- [Task]
Print exactly the lines below between the line containing "Convert this chart to matplotlib code." and the line containing "plt.savefig('out.png', dpi=100)", counting both of those lines. Leave pictures out.

Source code of charts:

+++++

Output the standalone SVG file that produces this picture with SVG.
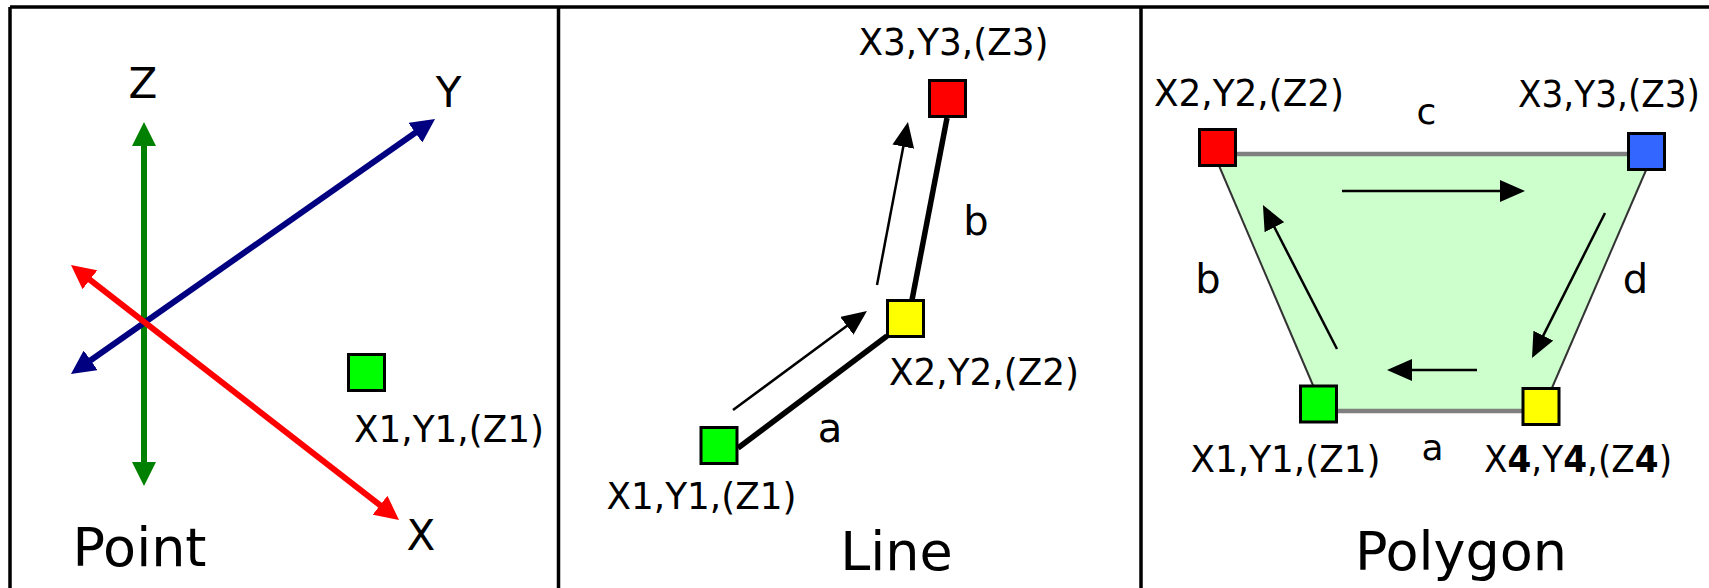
<svg xmlns="http://www.w3.org/2000/svg" width="1709" height="588" viewBox="0 0 1709 588">
<defs>
<marker id="hG" viewBox="0 0 24 24" refX="6" refY="12" markerWidth="24" markerHeight="24" markerUnits="userSpaceOnUse" orient="auto-start-reverse"><path d="M0,0 L24,12 L0,24 z" fill="#008000"/></marker>
<marker id="hB" viewBox="0 0 24 24" refX="6" refY="12" markerWidth="24" markerHeight="24" markerUnits="userSpaceOnUse" orient="auto-start-reverse"><path d="M0,0 L24,12 L0,24 z" fill="#000080"/></marker>
<marker id="hR" viewBox="0 0 24 24" refX="6" refY="12" markerWidth="24" markerHeight="24" markerUnits="userSpaceOnUse" orient="auto-start-reverse"><path d="M0,0 L24,12 L0,24 z" fill="#ff0000"/></marker>
<marker id="hK" viewBox="0 0 25 22" refX="7" refY="11" markerWidth="25" markerHeight="22" markerUnits="userSpaceOnUse" orient="auto"><path d="M0,0 L25,11 L0,22 z" fill="#000"/></marker>
</defs>
<style>
.t{font-family:"DejaVu Sans",Verdana,sans-serif;fill:#000;text-anchor:middle}
.lbl{font-size:38px}
.ttl{font-size:54px}
.ax{font-size:42px}
.lc{font-size:40px}
.sq{stroke:#000;stroke-width:3}
.thin{stroke:#000;stroke-width:2.5;fill:none;marker-end:url(#hK)}
.thick{stroke:#000;stroke-width:5.5;fill:none}
.edge{stroke:#7f7f7f;stroke-width:4.3;fill:none}
.side{stroke:#333;stroke-width:2;fill:none}
.frame{stroke:#000;stroke-width:3.5;fill:none}
</style>
<rect width="1709" height="588" fill="#fff"/>
<g id="frame">
<path class="frame" d="M10,7 H1709 M10,7 V588 M558.5,7 V588 M1141,7 V588"/>
</g>

<!-- Panel 1: Point -->
<g id="axes">
<line x1="144" y1="140" x2="144" y2="468" stroke="#008000" stroke-width="6" marker-start="url(#hG)" marker-end="url(#hG)"/>
<line x1="85.7" y1="363.7" x2="420.3" y2="129.3" stroke="#000080" stroke-width="6" marker-start="url(#hB)" marker-end="url(#hB)"/>
<line x1="85.2" y1="276.1" x2="384.8" y2="508.9" stroke="#ff0000" stroke-width="6" marker-start="url(#hR)" marker-end="url(#hR)"/>
<text class="t ax" x="143" y="98">Z</text>
<text class="t ax" x="448.5" y="107">Y</text>
<text class="t ax" x="421" y="550">X</text>
</g>
<g id="p1-point">
<rect class="sq" x="348.5" y="354.5" width="36" height="36" fill="#00ff00"/>
<text class="t lbl" x="449" y="442" textLength="190" lengthAdjust="spacingAndGlyphs">X1,Y1,(Z1)</text>
</g>
<g id="p1-title"><text class="t ttl" x="139.5" y="566">Point</text></g>

<!-- Connectors -->
<g id="connectors">
<line class="thick" x1="947" y1="118" x2="912" y2="300"/>
<line class="thick" x1="887" y1="336" x2="738" y2="448"/>
<line class="thin" x1="877" y1="285" x2="904.6" y2="139.7"/>
<line class="thin" x1="733" y1="410" x2="852.5" y2="321.7"/>
<polygon points="1214,154 1653,154 1542,411 1324,411" fill="#ccffcc" stroke="none"/>
<line class="edge" x1="1214" y1="154" x2="1653" y2="154"/>
<line class="edge" x1="1324" y1="411" x2="1542" y2="411"/>
<line class="side" x1="1214" y1="154" x2="1324" y2="411"/>
<line class="side" x1="1653" y1="154" x2="1542" y2="411"/>
<line class="thin" x1="1342" y1="191" x2="1507" y2="191"/>
<line class="thin" x1="1605" y1="213" x2="1540.1" y2="341.9"/>
<line class="thin" x1="1477" y1="370" x2="1405" y2="370"/>
<line class="thin" x1="1337" y1="349" x2="1271.2" y2="221"/>
<text class="t lc" x="830" y="442">a</text>
<text class="t lc" x="976" y="235">b</text>
<text class="t lc" x="1426.5" y="124" style="font-size:36px">c</text>
<text class="t lc" x="1208" y="293">b</text>
<text class="t lc" x="1635.5" y="293">d</text>
<text class="t lc" x="1432.5" y="460" style="font-size:36px">a</text>
</g>

<!-- Panel 2: Line -->
<g id="l-p3">
<rect class="sq" x="929.5" y="80.5" width="36" height="36" fill="#ff0000"/>
<text class="t lbl" x="953.5" y="55" textLength="190" lengthAdjust="spacingAndGlyphs">X3,Y3,(Z3)</text>
</g>
<g id="l-p2">
<rect class="sq" x="887.5" y="300.5" width="36" height="36" fill="#ffff00"/>
<text class="t lbl" x="984" y="385" textLength="190" lengthAdjust="spacingAndGlyphs">X2,Y2,(Z2)</text>
</g>
<g id="l-p1">
<rect class="sq" x="701" y="427.5" width="36" height="36" fill="#00ff00"/>
<text class="t lbl" x="701.5" y="509" textLength="190" lengthAdjust="spacingAndGlyphs">X1,Y1,(Z1)</text>
</g>
<g id="l-title"><text class="t ttl" x="896.5" y="570">Line</text></g>

<!-- Panel 3: Polygon -->
<g id="g-p2">
<rect class="sq" x="1199.5" y="129.5" width="36" height="36" fill="#ff0000"/>
<text class="t lbl" x="1249" y="106" textLength="190" lengthAdjust="spacingAndGlyphs">X2,Y2,(Z2)</text>
</g>
<g id="g-p3">
<rect class="sq" x="1628.5" y="133.5" width="36" height="36" fill="#3366ff"/>
<text class="t" x="1609" y="107" style="font-size:36.5px" textLength="182" lengthAdjust="spacingAndGlyphs">X3,Y3,(Z3)</text>
</g>
<g id="g-p1">
<rect class="sq" x="1300.5" y="386" width="36" height="36" fill="#00ff00"/>
<text class="t lbl" x="1285.5" y="472" textLength="190" lengthAdjust="spacingAndGlyphs">X1,Y1,(Z1)</text>
</g>
<g id="g-p4">
<rect class="sq" x="1523" y="388.5" width="36" height="36" fill="#ffff00"/>
<text class="t lbl" x="1578" y="472" textLength="188" lengthAdjust="spacingAndGlyphs">X<tspan font-weight="bold">4</tspan>,Y<tspan font-weight="bold">4</tspan>,(Z<tspan font-weight="bold">4</tspan>)</text>
</g>
<g id="g-title"><text class="t ttl" x="1461" y="570">Polygon</text></g>
</svg>
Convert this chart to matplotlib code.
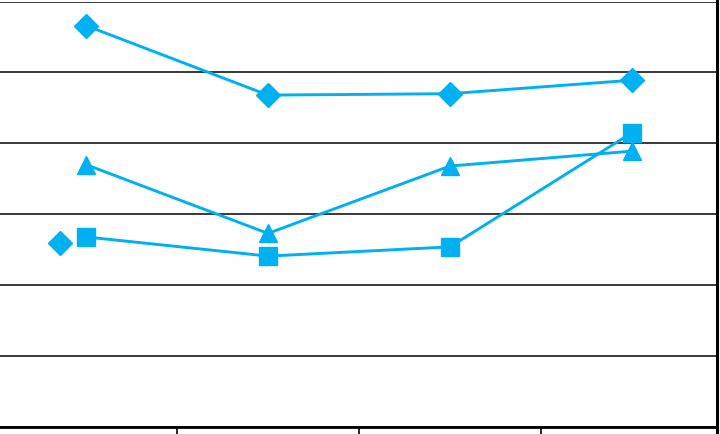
import matplotlib.pyplot as plt

# category positions (labels are cropped out of the reference)
categories = [1, 2, 3, 4]

diamond_vals = [5.66, 4.68, 4.70, 4.89]
triangle_vals = [3.70, 2.73, 3.68, 3.89]
square_vals = [2.68, 2.41, 2.54, 4.15]

# odd single diamond sitting left of the first category
lone_x = [0.857]
lone_y = [2.59]

blue = '#00B0F0'

fig = plt.figure(figsize=(7.2, 4.34), dpi=100)
# plot area is cropped on the left and top in the reference
ax = fig.add_axes([-5 / 720, 7 / 434, 722 / 720, 425.5 / 434])

ax.plot(categories, diamond_vals, color=blue, lw=2.1, marker='D', ms=12, zorder=3)
ax.plot(categories, triangle_vals, color=blue, lw=2.1, marker='^', ms=13, zorder=3)
ax.plot(categories, square_vals, color=blue, lw=2.1, marker='s', ms=13, zorder=3)
ax.plot(lone_x, lone_y, color=blue, ls='none', marker='D', ms=12, zorder=3)

ax.set_xlim(0.5, 1 + 631 / 182)
ax.set_ylim(0, 6)
ax.set_yticks([0, 1, 2, 3, 4, 5, 6])
ax.set_xticks([1.5, 2.5, 3.5])
ax.grid(axis='y', color='#2a2a2a', lw=1.3)
ax.set_axisbelow(True)
ax.tick_params(axis='x', direction='out', length=5, width=1.2, color='black', labelbottom=False)
ax.tick_params(axis='y', length=0, labelleft=False)

ax.spines['left'].set_visible(False)
ax.spines['top'].set_visible(False)
ax.spines['bottom'].set_linewidth(2)
ax.spines['right'].set_linewidth(2.2)
ax.spines['right'].set_bounds(-0.2, 6.1)
ax.spines['right'].set_clip_on(False)

plt.savefig('out.png', dpi=100)
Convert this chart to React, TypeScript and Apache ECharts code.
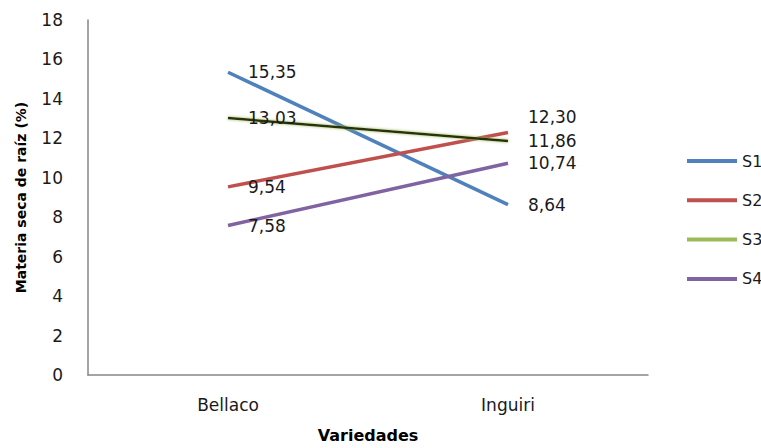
import React, { useEffect, useRef } from "react";
import * as echarts from "echarts";

const categories = ["Bellaco", "Inguiri"];
const seriesNames = ["S1", "S2", "S3", "S4"];
const s1 = [15.35, 8.64];
const s2 = [9.54, 12.3];
const s3 = [13.03, 11.86];
const s4 = [7.58, 10.74];
const yTicks = { min: 0, max: 18, interval: 2 };

const colors = ["#4F81BD", "#C0504D", "#9BBB59", "#8064A2"];
const FONT = "DejaVu Sans";

export default function App() {
  const ref = useRef<HTMLDivElement>(null);
  useEffect(() => {
    if (!ref.current) return;
    document.body.style.overflow = "hidden";
    document.body.style.margin = "0";
    const chart = echarts.init(ref.current, null, { renderer: "svg" });
    const fmt = (p: any) => Number(p.value).toFixed(2).replace(".", ",");
    const labelBase = {
      show: true,
      position: "right",
      distance: 20,
      formatter: fmt,
      color: "#1a1a1a",
      fontFamily: FONT,
      fontSize: 17,
    };
    const values = [s1, s2, s3, s4];
    const series = values.map((vals, i) => ({
      name: seriesNames[i],
      type: "line",
      data: vals.map((v, j) =>
        i === 1 && j === 1 ? { value: v, label: { offset: [0, -15] } } : v
      ),
      symbol: "circle",
      symbolSize: 0,
      showSymbol: true,
      itemStyle: { color: colors[i] },
      lineStyle: {
        color: i === 2 ? "#2a3310" : colors[i],
        width: i === 2 ? 2.5 : 3.5,
        ...(i === 2 ? { shadowColor: "#9BBB59", shadowBlur: 3 } : {}),
      },
      label: labelBase,
      emphasis: { disabled: true },
      z: i === 2 ? 3 : 2,
    }));
    chart.setOption({
      animation: false,
      backgroundColor: "#ffffff",
      grid: { left: 88, right: 113, top: 20, bottom: 70 },
      legend: {
        orient: "vertical",
        left: 682,
        top: 148,
        itemWidth: 50,
        itemHeight: 4,
        itemGap: 23.3,
        icon: "rect",
        textStyle: {
          fontFamily: FONT,
          fontSize: 16,
          color: "#1a1a1a",
        },
        data: seriesNames.map((n, i) => ({
          name: n,
          itemStyle: { color: colors[i] },
        })),
      },
      xAxis: {
        type: "category",
        data: categories,
        boundaryGap: true,
        name: "Variedades",
        nameLocation: "middle",
        nameGap: 52,
        nameTextStyle: {
          fontFamily: FONT,
          fontSize: 16,
          fontWeight: "bold",
          color: "#000",
        },
        axisLine: { lineStyle: { color: "#868686", width: 1.5 } },
        axisTick: { show: false },
        axisLabel: {
          fontFamily: FONT,
          fontSize: 17,
          color: "#1a1a1a",
          margin: 21,
        },
      },
      yAxis: {
        type: "value",
        min: yTicks.min,
        max: yTicks.max,
        interval: yTicks.interval,
        name: "Materia seca de raíz (%)",
        nameLocation: "middle",
        nameGap: 60,
        nameTextStyle: {
          fontFamily: FONT,
          fontSize: 14,
          fontWeight: "bold",
          color: "#000",
        },
        axisLine: { show: true, lineStyle: { color: "#868686", width: 1.5 } },
        axisTick: { show: false },
        splitLine: { show: false },
        axisLabel: {
          fontFamily: FONT,
          fontSize: 17,
          color: "#1a1a1a",
          margin: 25,
        },
      },
      series,
    });
    return () => chart.dispose();
  }, []);
  return (
    <div
      ref={ref}
      style={{ position: "absolute", left: 0, top: 0, width: 761, height: 448 }}
    />
  );
}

+++++

- [Answer below]
Convert this chart to matplotlib code.
import matplotlib.pyplot as plt

# category positions (labels are cropped out of the reference)
categories = [1, 2, 3, 4]

diamond_vals = [5.66, 4.68, 4.70, 4.89]
triangle_vals = [3.70, 2.73, 3.68, 3.89]
square_vals = [2.68, 2.41, 2.54, 4.15]

# odd single diamond sitting left of the first category
lone_x = [0.857]
lone_y = [2.59]

blue = '#00B0F0'

fig = plt.figure(figsize=(7.2, 4.34), dpi=100)
# plot area is cropped on the left and top in the reference
ax = fig.add_axes([-5 / 720, 7 / 434, 722 / 720, 425.5 / 434])

ax.plot(categories, diamond_vals, color=blue, lw=2.1, marker='D', ms=12, zorder=3)
ax.plot(categories, triangle_vals, color=blue, lw=2.1, marker='^', ms=13, zorder=3)
ax.plot(categories, square_vals, color=blue, lw=2.1, marker='s', ms=13, zorder=3)
ax.plot(lone_x, lone_y, color=blue, ls='none', marker='D', ms=12, zorder=3)

ax.set_xlim(0.5, 1 + 631 / 182)
ax.set_ylim(0, 6)
ax.set_yticks([0, 1, 2, 3, 4, 5, 6])
ax.set_xticks([1.5, 2.5, 3.5])
ax.grid(axis='y', color='#2a2a2a', lw=1.3)
ax.set_axisbelow(True)
ax.tick_params(axis='x', direction='out', length=5, width=1.2, color='black', labelbottom=False)
ax.tick_params(axis='y', length=0, labelleft=False)

ax.spines['left'].set_visible(False)
ax.spines['top'].set_visible(False)
ax.spines['bottom'].set_linewidth(2)
ax.spines['right'].set_linewidth(2.2)
ax.spines['right'].set_bounds(-0.2, 6.1)
ax.spines['right'].set_clip_on(False)

plt.savefig('out.png', dpi=100)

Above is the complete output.